The Industry Consortium for Advancement of Security on the Internet (ICASI) published of its Common Vulnerability Reporting Framework (CVRF) Version 1.0.

CVRF is an XML-based framework that enables stakeholders across different organizations to share critical vulnerability-related information in an open and common machine-readable format. This format replaces the myriad of current nonstandard reporting formats, thus speeding up information exchange and processing.

“CVRF represents a true milestone in industry efforts to raise and broaden awareness of security vulnerabilities,” said Linda Betz, president of ICASI and director of IT Policy and Information Security at IBM. “With the use of CVRF, the producers of vulnerability reports will benefit from faster and more standardized reporting. End users will be able to find, process and act upon relevant information more quickly and easily, with a higher level of confidence that the information is accurate and comprehensive.”

Although the computer security community has made significant progress in several other areas in recent years, including categorizing and ranking the severity of vulnerabilities in information systems, there has been no standard framework for creating vulnerability report documentation.

Methods such as embedding security metric and vulnerability data inside response reports are all vendor-specific, non-standard and time consuming to decipher manually.

Through its CVRF Project, ICASI undertook to remedy this lack of standardization, using the Internet Engineering Task Force (IETF) draft Incident Object Description Exchange Format (IODEF) as a starting point.

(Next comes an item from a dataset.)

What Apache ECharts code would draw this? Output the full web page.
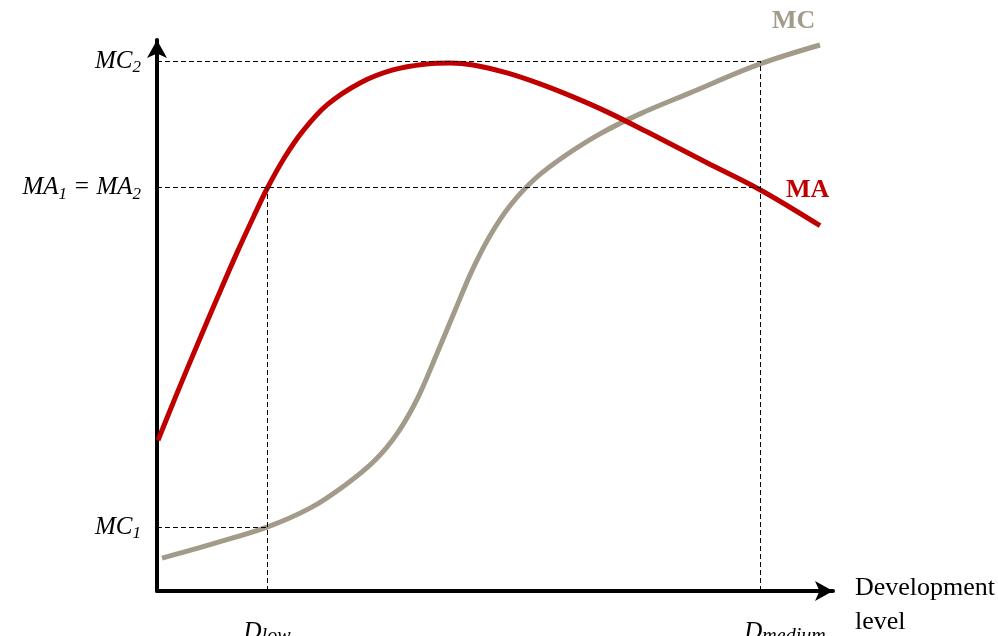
<!DOCTYPE html>
<html><head><meta charset="utf-8">
<script src="https://cdn.jsdelivr.net/npm/echarts@6/dist/echarts.min.js"></script>
<style>html,body{margin:0;padding:0;background:#fff}#c{width:998px;height:636px}</style>
</head><body><div id="c"></div>
<script>
// Conceptual curves (x: development level, y: marginal value)
const maX = [1, 20, 40, 60, 80, 98, 110, 128, 146, 170, 203, 236, 270, 293, 316, 350, 383, 416, 450, 490, 550, 603, 663];
const maY = [151, 198, 246, 293, 339, 378, 403, 435, 461, 487, 509, 522, 528, 529, 527, 519, 508, 495, 480, 460, 429, 402, 366];
const mcX = [5, 58, 110, 153, 188, 218, 241, 261, 280, 298, 315, 333, 353, 378, 408, 443, 483, 533, 603, 663];
const mcY = [33, 48, 64, 83, 106, 131, 159, 194, 238, 281, 321, 356, 386, 413, 436, 458, 478, 499, 528, 547];
// reference levels
const dLow = 110, dMedium = 603;
const mc1 = 64, ma12 = 404, mc2 = 531;
const xMax = 676, yMax = 552;

const SERIF = "'Liberation Serif', 'DejaVu Serif', serif";
const rich = {
  i: { fontFamily: SERIF, fontStyle: 'italic', fontSize: 25, color: '#000', lineHeight: 30, verticalAlign: 'middle' },
  s: { fontFamily: SERIF, fontStyle: 'italic', fontSize: 17, color: '#000', lineHeight: 30, verticalAlign: 'bottom' },
  d: { fontFamily: SERIF, fontStyle: 'italic', fontSize: 20, color: '#000', lineHeight: 30, verticalAlign: 'bottom' }
};

const chart = echarts.init(document.getElementById('c'), null, { renderer: 'canvas' });
const dash = { color: '#000', width: 1, type: [5, 3] };
function hLine(y, x2, text) {
  return [{ coord: [0, y], label: { formatter: text } }, { coord: [x2, y] }];
}
chart.setOption({
  animation: false,
  grid: { left: 157, right: 165, top: 40, bottom: 45 },
  xAxis: {
    type: 'value', min: 0, max: xMax,
    axisLine: { show: true, lineStyle: { color: '#000', width: 4 }, symbol: ['none', 'arrow'], symbolSize: [15, 18] },
    axisTick: { show: false }, axisLabel: { show: false }, splitLine: { show: false }
  },
  yAxis: {
    type: 'value', min: 0, max: yMax,
    axisLine: { show: true, lineStyle: { color: '#000', width: 4 }, symbol: ['none', 'arrow'], symbolSize: [15, 18] },
    axisTick: { show: false }, axisLabel: { show: false }, splitLine: { show: false }
  },
  series: [
    {
      name: 'guides', type: 'line', data: [], silent: true,
      markLine: {
        silent: true, symbol: ['none', 'none'], lineStyle: dash,
        label: { show: true, position: 'start', distance: 16, rich: rich },
        data: [
          hLine(mc2, dMedium, '{i|MC}{s|2}'),
          hLine(ma12, dMedium, '{i|MA}{s|1}{i| = MA}{s|2}'),
          hLine(mc1, dLow, '{i|MC}{s|1}'),
          [{ coord: [dLow, 0], label: { formatter: '{i|D}{d|low}', distance: 26 } }, { coord: [dLow, ma12] }],
          [{ coord: [dMedium, 0], label: { formatter: '{i|D}{d|medium}', distance: 26, offset: [25, 0] } }, { coord: [dMedium, mc2] }]
        ]
      }
    },
    {
      name: 'MC', type: 'line', smooth: 0.35, showSymbol: false,
      data: mcX.map((x, i) => [x, mcY[i]]),
      lineStyle: { color: '#A39B8A', width: 5 }
    },
    {
      name: 'MA', type: 'line', smooth: 0.35, showSymbol: false,
      data: maX.map((x, i) => [x, maY[i]]),
      lineStyle: { color: '#C00000', width: 5 }
    }
  ],
  graphic: [
    { type: 'text', left: 772, top: 8, style: { text: 'MC', font: "bold 26px " + SERIF, fill: '#A39B8A' } },
    { type: 'text', left: 786, top: 177, style: { text: 'MA', font: "bold 26px " + SERIF, fill: '#C00000' } },
    { type: 'text', left: 855, top: 571, style: { text: 'Development\nlevel', font: "26px " + SERIF, fill: '#000', lineHeight: 34 } }
  ]
});
</script></body></html>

The project team – including contributors from ICASI Founding Members Cisco Systems, Intel Corporation, International Business Machines, Juniper Networks, Microsoft Corporation and Nokia, along with representatives from Oracle and Red Hat – also surveyed enterprise users about similarities and differences in current vulnerability reporting, asking them what future reporting methods should address.

The team then expanded existing security documentation formats and integrated a solution into a common, open XML-based framework ‒ CVRF ‒ that brings consolidation and consistency to the security vulnerability documentation space, and is expected to grow organically among stakeholders.

The XML-based framework of CVRF predefines a large number of fields, with extensibility and robustness in mind. These fields are consistent in naming and data type, so that any organization that adopts and understands CVRF can easily produce documents or read the ones that another CVRF-equipped organization has produced.

Independent discoverers of bugs, large vendors, security coordinators and end users of security response efforts worldwide can all write CVRF documents to share critical vulnerability-related information. Widespread use of CVRF will accelerate information dissemination and exchange and incident resolution as a result.